This is Tanzania we're talking bout here...they don't produce shyt,they even import food they used to grow back in the days,they are technologically eons behind,low literacy,corrupt as fukk,rural regions dont even have clean water,they couldnt even issue their citizens ID cards til 2013
They been dancing around this 'Kiswahili as a language for instruction in schools' for over 2 decades..
Its not a simple task to teach in Kiswahili,especially Science subjects
They jack most of the material from English books any fukking way..they have had to come up with new words for scientific terms.
If Tanzania was a developed nation,this would be hard but doable..but for one of the poorest countries in the world??
Its fukking stupid
Mr, Negroidal,
Thanks for those inputs.
All your points above perfectly describe a typical developing country. Let me just start by saying that our nation is a gift but at the same time a curse so let us try look at it from a fair perspective. It is true that we don't produce much at the moment because socialism or as I'd like to call the anti-privatization era killed most our industries (Nyerere's ego led him to ignore a lot of economists at that time). This definitely set us back half a century. However, like all the other developing nations who are going through the development stages, we are beginning to rediscover our own potential in our resources (recent discoveries of natural gas and oil). Despite that, its not a secret that we still seriously lag behind the rest in terms of physical and human capital (low education levels, high population growth rate, low life expectancy, high unemployment rates, commodity exports of raw materials rather than processed ingredients, majority of population lives in rural areas, poor technology etc.). To top it all, corruption is single-handedly ruining this country's reputation. We've been doing it wrong and wrong for decades. I blame the ruling party for putting this country into an immense shythole.
However, after having lived here for 3 plus years, I can sort of understand why the government would opt to kick out English. It's a huge risk that they are taking by opting to go with just Swahili but it sounds like a calculated risk.
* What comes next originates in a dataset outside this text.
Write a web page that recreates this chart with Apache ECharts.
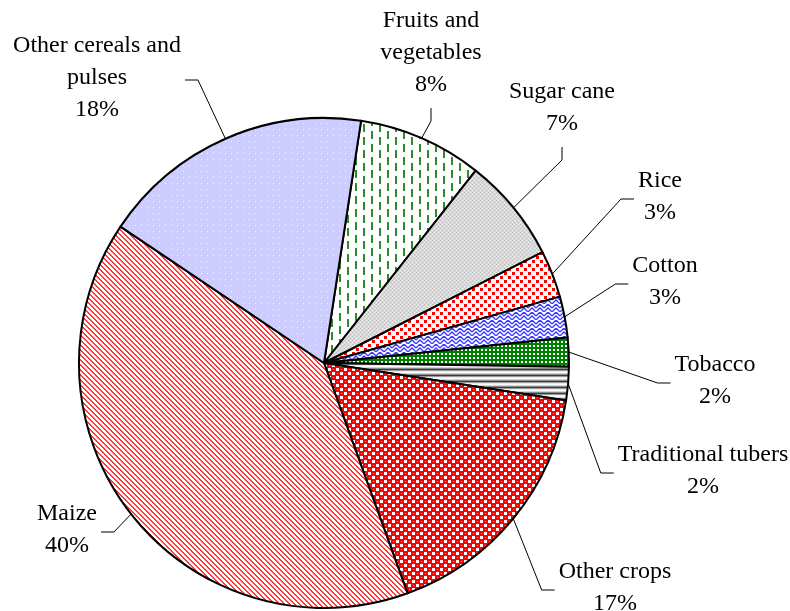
<!DOCTYPE html>
<html lang="en">
<head>
<meta charset="UTF-8">
<title>Crop shares</title>
<script src="https://cdn.jsdelivr.net/npm/echarts@6/dist/echarts.min.js"></script>
<style>
    body { margin: 0; background: #ffffff; }
    #chart { width: 790px; height: 611px; }
</style>
</head>
<body>
<div id="chart"></div>
<script>
// crops, clockwise from 12 o'clock
var crops = ['Fruits and vegetables', 'Sugar cane', 'Rice', 'Cotton', 'Tobacco',
             'Traditional tubers', 'Other crops', 'Maize', 'Other cereals and pulses'];
// share in percent
var shares = [8.2, 6.9, 3.1, 2.7, 1.9, 2.2, 17.0, 39.9, 18.0];

// how the long names break in the labels
var wrapped = {
    'Fruits and vegetables': 'Fruits and\nvegetables',
    'Other cereals and pulses': 'Other cereals and\npulses'
};

// label block centre and the side the leader line comes in from
var labelSpots = [
    [431, 53, 'bottom'],
    [562, 108, 'bottom'],
    [660, 197, 'left'],
    [665, 282, 'left'],
    [715, 381, 'left'],
    [703, 471, 'left'],
    [615, 588, 'left'],
    [67, 530, 'right'],
    [97, 78, 'right']
];
var LEG = 13;   // short end of the leader line

// small tiles used as hatch fills
function tile(w, h, draw) {
    var c = document.createElement('canvas');
    c.width = w; c.height = h;
    var g = c.getContext('2d');
    draw(g);
    return { image: c, repeat: 'repeat' };
}
var fills = [
    tile(16, 13, function (g) {          // fruits: green dashes
        g.fillStyle = '#ffffff'; g.fillRect(0, 0, 16, 13);
        g.fillStyle = '#2a8c2a';
        g.fillRect(3, 1, 2, 8);
        g.fillRect(11, 7, 2, 8); g.fillRect(11, -6, 2, 8);
    }),
    tile(4, 4, function (g) {            // sugar cane: fine grey
        g.fillStyle = '#d9d9d9'; g.fillRect(0, 0, 4, 4);
        g.fillStyle = '#b9b9b9'; g.fillRect(0, 0, 1, 1); g.fillRect(2, 2, 1, 1);
        g.fillStyle = '#f2f2f2'; g.fillRect(2, 0, 1, 1); g.fillRect(0, 2, 1, 1);
    }),
    tile(8, 8, function (g) {            // rice: red squares
        g.fillStyle = '#ffffff'; g.fillRect(0, 0, 8, 8);
        g.fillStyle = '#ff0000'; g.fillRect(0, 0, 3, 3); g.fillRect(4, 4, 3, 3);
    }),
    tile(8, 8, function (g) {            // cotton: blue weave
        g.fillStyle = '#ffffff'; g.fillRect(0, 0, 8, 8);
        g.strokeStyle = '#3a3aff'; g.lineWidth = 1.3;
        g.beginPath();
        g.moveTo(0, 4); g.lineTo(4, 0); g.lineTo(8, 4);
        g.moveTo(0, 8); g.lineTo(4, 4); g.lineTo(8, 8);
        g.moveTo(4, 0); g.lineTo(4, 2);
        g.stroke();
    }),
    tile(4, 4, function (g) {            // tobacco: green check
        g.fillStyle = '#008000'; g.fillRect(0, 0, 4, 4);
        g.fillStyle = '#ffffff'; g.fillRect(1, 1, 2, 2);
    }),
    tile(1, 6, function (g) {            // tubers: grey bands
        var rows = ['#ffffff', '#d4d4d4', '#8a8a8a', '#3c3c3c', '#9a9a9a', '#ececec'];
        for (var i = 0; i < rows.length; i++) { g.fillStyle = rows[i]; g.fillRect(0, i, 1, 1); }
    }),
    tile(8, 8, function (g) {            // other crops: red balls
        g.fillStyle = '#ff0000'; g.fillRect(0, 0, 8, 8);
        g.fillStyle = '#ffffff'; g.fillRect(0, 0, 3, 3); g.fillRect(4, 4, 3, 3);
        g.fillStyle = '#ff8c8c'; g.fillRect(5, 1, 1, 1); g.fillRect(1, 5, 1, 1);
    }),
    tile(5, 5, function (g) {            // maize: red diagonal hatch
        g.fillStyle = '#ffffff'; g.fillRect(0, 0, 5, 5);
        g.fillStyle = '#ff3a3a';
        for (var i = 0; i < 5; i++) { g.fillRect(i, i, 1, 1); g.fillRect((i + 1) % 5, i, 1, 1); }
    }),
    tile(6, 6, function (g) {            // other cereals: lavender with dots
        g.fillStyle = '#ccccff'; g.fillRect(0, 0, 6, 6);
        g.fillStyle = '#f4f4ff'; g.fillRect(3, 3, 1, 1);
    })
];

var chart = echarts.init(document.getElementById('chart'), null, { renderer: 'canvas' });

var option = {
    backgroundColor: '#ffffff',
    animation: false,
    series: [
        {
            type: 'pie',
            center: [324, 363],
            radius: 245,
            startAngle: 81.3,
            clockwise: true,
            avoidLabelOverlap: false,
            silent: true,
            itemStyle: {
                borderColor: '#000000',
                borderWidth: 2
            },
            label: {
                show: true,
                position: 'outside',
                color: '#000000',
                fontFamily: '"Liberation Serif", "Times New Roman", serif',
                fontSize: 24,
                lineHeight: 32,
                padding: [7, 4],
                formatter: function (p) {
                    return (wrapped[p.name] || p.name) + '\n' + Math.round(p.percent) + '%';
                }
            },
            labelLine: {
                show: true,
                length: 10,
                length2: 10,
                lineStyle: { color: '#000000', width: 1 }
            },
            labelLayout: function (p) {
                var s = labelSpots[p.dataIndex];
                var w = p.labelRect.width, h = p.labelRect.height;
                var x = s[0], y = s[1];
                var end, bend;
                if (s[2] === 'bottom') {
                    end = [x, y + h / 2];
                    bend = [x, y + h / 2 + LEG];
                } else if (s[2] === 'left') {
                    end = [x - w / 2, y + 2];
                    bend = [x - w / 2 - LEG, y + 2];
                } else {
                    end = [x + w / 2, y + 2];
                    bend = [x + w / 2 + LEG, y + 2];
                }
                return {
                    x: x,
                    y: y,
                    align: 'center',
                    verticalAlign: 'middle',
                    labelLinePoints: [p.labelLinePoints[0], bend, end]
                };
            },
            data: crops.map(function (name, i) {
                return { name: name, value: shares[i], itemStyle: { color: fills[i] } };
            })
        }
    ]
};

chart.setOption(option);
</script>
</body>
</html>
I am 100% sure that majority of the people in this country would prefer to focus on Swahili and to use it extensively in education.
For those who have ever visited this country would know that for the majority, Tanzanians and the English language rarely mix

. Truthfully, from experience, speaking English is like eating a forbidden fruit, you can't speak it in public without people looking back and looking at you like

. Hope this policy puts us in the right path because it will make it fair for a nation of people to communicate in a language in which they are comfortable. As an economist, this sounds like a good idea in terms of developing our human capital but we need to make sure that our youth are ready for the challenges and opportunities that can carry this country forward and put us on the global stage and not this egotistical thinking shyt that is presently at the core of our rotten government.